A coalition that could beat them in 1914: France, Britain, Italy, Austria, Balkan States, Ottoman Empire, China, United States, and Japan. Russia would still be as bad as they were in the Great War (allying with Germany doesn't make them suddenly any better), which means Japan would invade Vladivostok and likely easily reach Irkutsk with Franco-British help (just like in the 1918-1922 Foreign Interventionary Period in Russia.) Germany would have a massive front exposed by having Austria on the other side. Another thing: the Russians and the Germans used different gauge railways, which the Germans replaced with standard European gauge in 1917 in the occupied territories. With no occupation, this would require a shift in trains for everything crossing the border. The Ottomans advanced well into the Caucasus while fighting the British, French (later), and the Arab Revolt in Mesopotamia and the Levant. So with Franco-Italo-British help, they would be able to easily punch through Armenia. The Triple Entente and allies might try to start a Menshevik Revolution in Russia to tople the Czar and leave Germany alone against everyone.

Also, Germany and Russia would probably not help each other at all on their respective fronts, like the Allies did.
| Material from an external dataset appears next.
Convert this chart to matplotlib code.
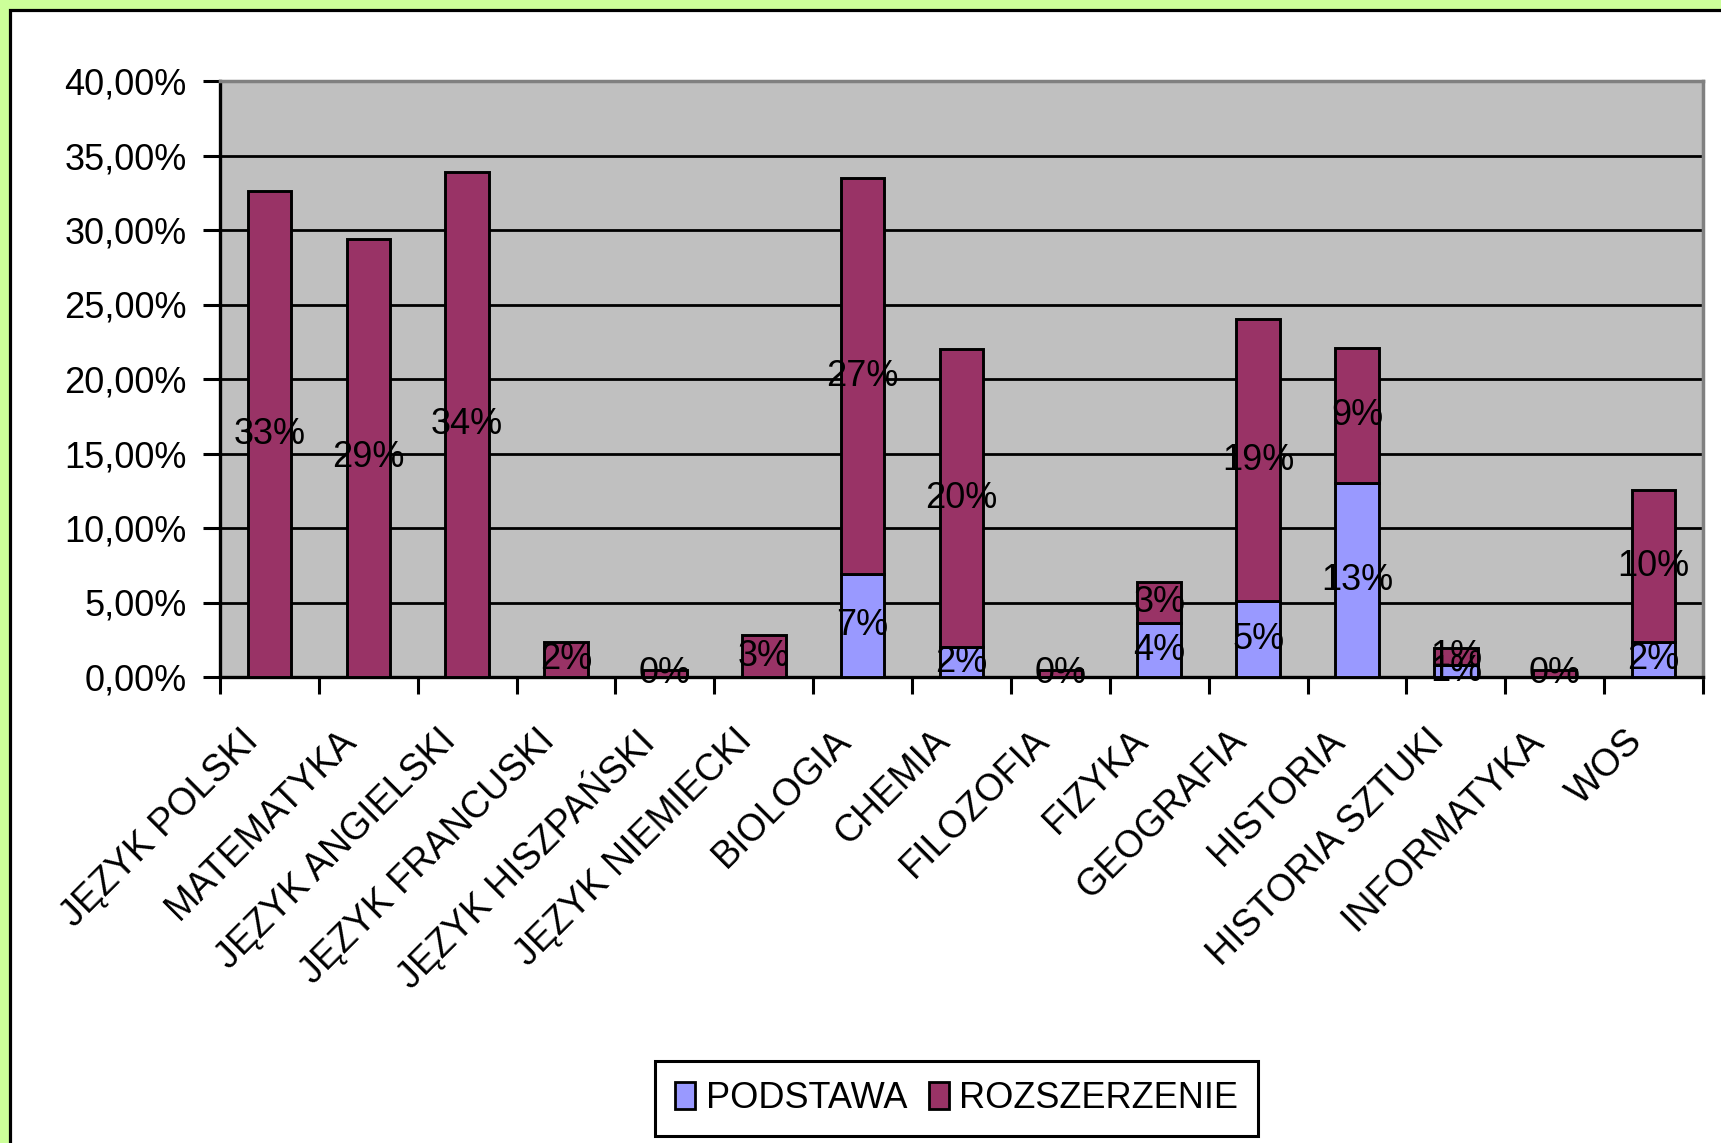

They don't really like each other (look at the occupation measures in 1917-1918, expecially sanitation), and their territorial ambitions are in conflict. Russia's bad military state would probably be quickly obvious. Imagine a Germany having to support Austria throughout the war, but 5 times worse.

If the Allies could get a revolution in Central Asia going (there was already the Basmachi Revolt in 1917) with promises of a "Greater Turkish Homeland", you can expect the Islamists as well as the independence fighters to be on the side of the Allies. Remember, Britain can directly support them from India, so there is another major problem for Russia, on top of its numerous others.

The Allies would still rule the seas (U-boats would be only menace, and they weren't as major a factor as in WWII.) Expect the North Sea Blockade again. There might also be something like the Gallipoli Campaign (but not the failure guaranteed part) in Murmansk.

In short, the Russians were not really good enough to hold off their major national issues until the war ended, the territorial ambitions of Germany and Russia clashed too much, the Germans would have had a massive southern front, the Allies would have attacked Russia from East Asia, expect a similar stalemate on the Western Front, and the Ottomans would probably have driven up through the Caucasus.